The grpprl within each UPX contains the differences of this property type for this style from the UPE of that property type for the based on style. For example, if two paragraph styles, A and B, were identical except that B was bold where A was not, and B was based on A, B would have two UPXs, where the paragraph UPX would have an empty grpprl, and the character UPX would have a bold sprm in the grpprl. Thus B looks just like A (since B is based on A), with the exception that B is bold.

std.grupe: This is an array (group) of variable-length UPEs. These are not stored in the file! Rather, they are constructed using the std.istdBase and std.grupx fields. A UPE (Universal Property Expansion) describes the "end-result" of the property formatting, i.e. what the style looks like. The UPE structure is the non-zero prefix of a UPD structure. The UPD structure looks like this:

typedef union _UPD
    {
    PAP pap;
    CHP chp;
    struct
            {
            ushort istd;
            uchar cbGrpprl;
            uchar grpprl[cbMaxGrpprlStyleChpx];
            } chpx;
    } UPD;
The std.grupe and std.grupx arrays are similar: there is one UPE for each UPX, and internally they are stored similarly (a length ushort followed by a non-zero prefix), though remember that the UPEs are not stored in the file. The meaning of each UPE depends on the style type (std.sgc). For a paragraph style, the first UPE is a PAP (UPE.pap). The second UPE is a CHP (UPE.chp). For a character style, the first UPE is a CHPX (UPE.chpx).

The UPEs for a style are constructed by taking the UPEs from the based-on style, and applying the UPXs to them. Obviously, if the UPEs for the based-on style haven't yet been constructed, that style's UPE needs to be constructed first. Eventually by following the based-on chain, a style will be based on the null style (istdNil).

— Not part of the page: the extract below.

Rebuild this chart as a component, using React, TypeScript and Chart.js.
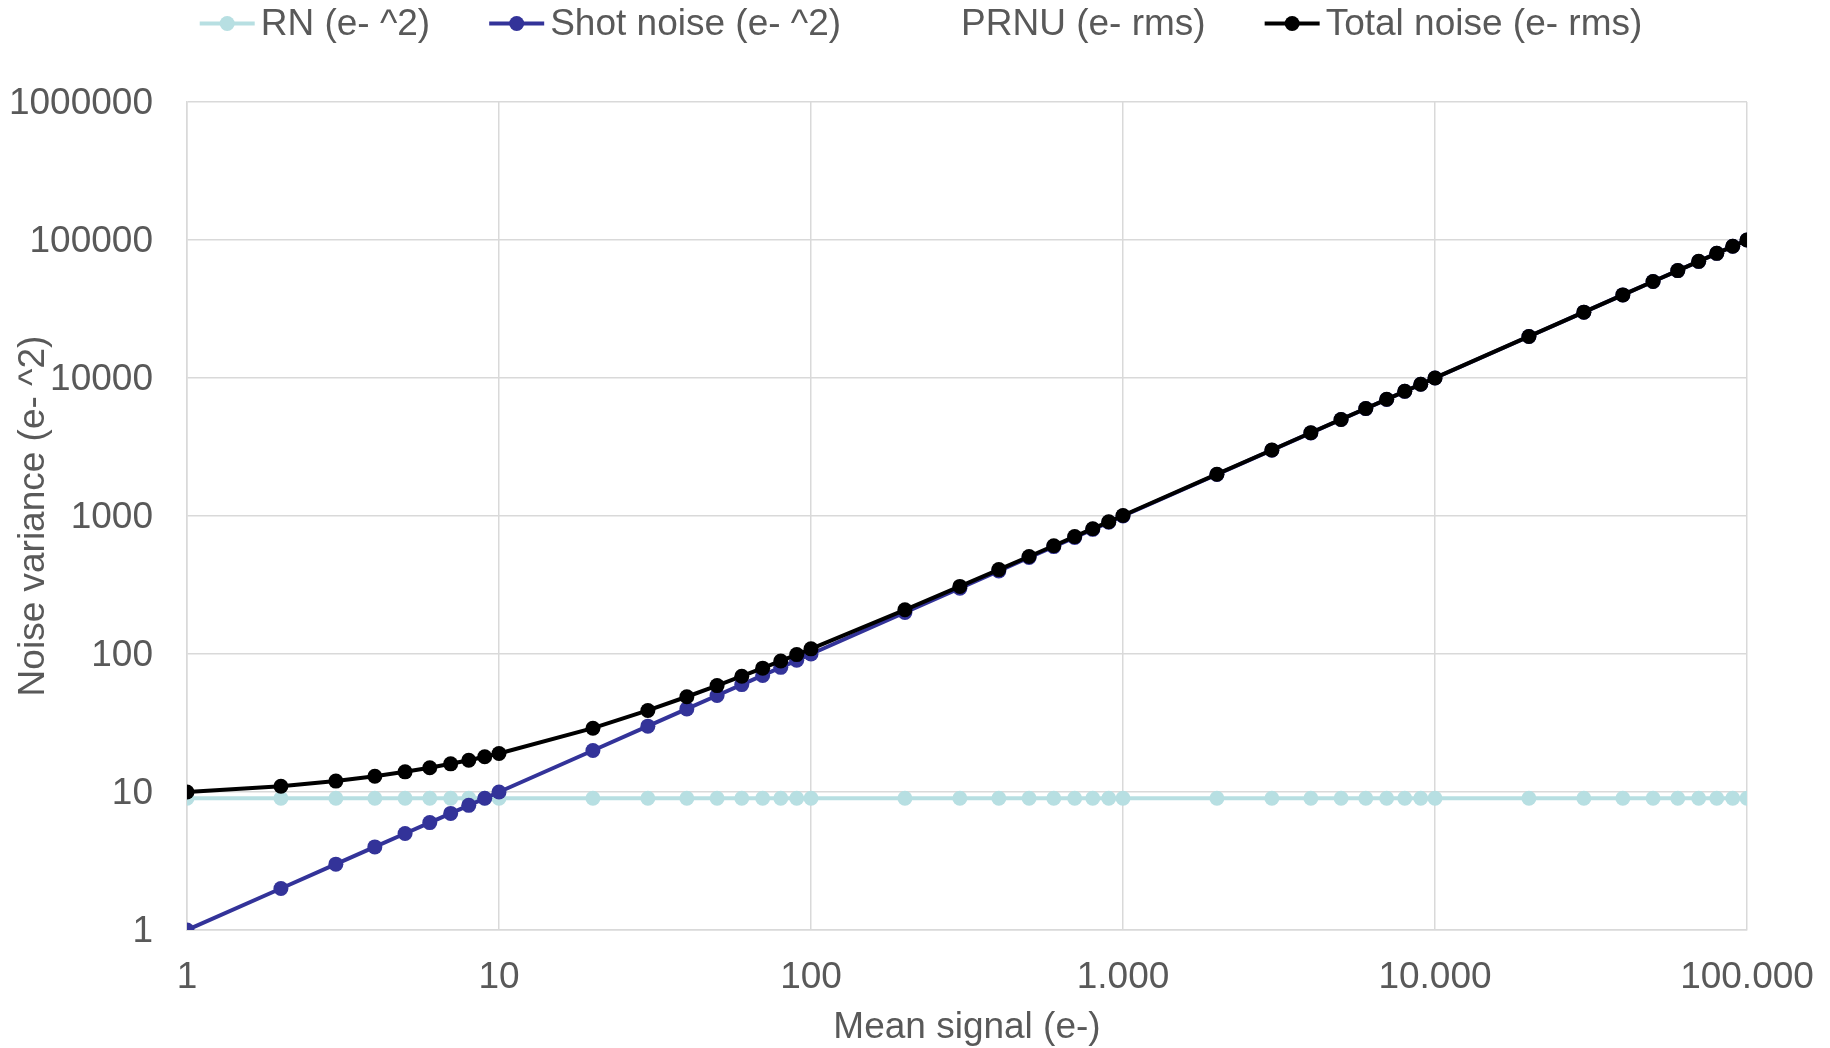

The UPEs for the null style are predefined:

  • The UPE.pap for the null style is all zeros, except fWidowControl which is 1, dyaLine which is 240, and fMultLinespace which is 1.
  • The UPE.chp for the null style is all zeros, except istd which is 10 (istdNormalChar), hps which is 20, lid which is 0x0400, and ftc which is set to the STSHI.ftcStandardChpStsh.
  • The UPE.chpx for the null style has an istd of zero, a cbGrpprl of zero (and an empty grpprl).
So, for a paragraph style, the first UPE is a UPE.pap. It can be constructed by starting the with first UPE from the based-on style (std.istdBase), and then applying the first UPX (UPX.papx) in std.grupx to that UPE. To apply a UPX.papx to a UPE.pap, set UPE.pap.istd equal to UPX.papx.istd, and then apply the UPX.papx.grpprl to UPE.pap. Similarly, the second UPE is a UPE.chp. It can be constructed by starting with the second UPE from the based-on style, and then applying the second UPX (UPX.chpx) in std.grupx to that UPE. To apply a UPX.chpx to a UPE.chp, apply the UPX.chpx.grpprl to UPE.chp. Note that a UPE.chp for a paragraph style should always have UPE.chp.istd == istdNormalChar.

For a character style, the first (and only) UPE (a UPE.chpx) can be constructed by starting with the first UPE from the based-on style (std.istdBase), and then applying the first UPX (UPX.chpx) in std.grupx to that UPE. To apply a UPX.chpx to a UPE.chpx, take the grpprl in UPE.chpx.grpprl (which has a length of UPE.chpx.cbGrpprl) and merge the grpprl in UPX.chpx.grpprl into it. Merging grpprls is a tricky business, but for character styles it is easy because no prls in character style grpprls should interact with each other. Each prl from the source (the UPX.chpx.grpprl) should be inserted into the destination (the UPE.chpx.grpprl) so that the sprm of each prl is in increasing order, and any prls that have the same sprm are replaced by the prl in the source. UPE.chpx.cbGrpprl is then set to the length of resulting grpprl, and UPE.chpx.istd is set to the style's istd.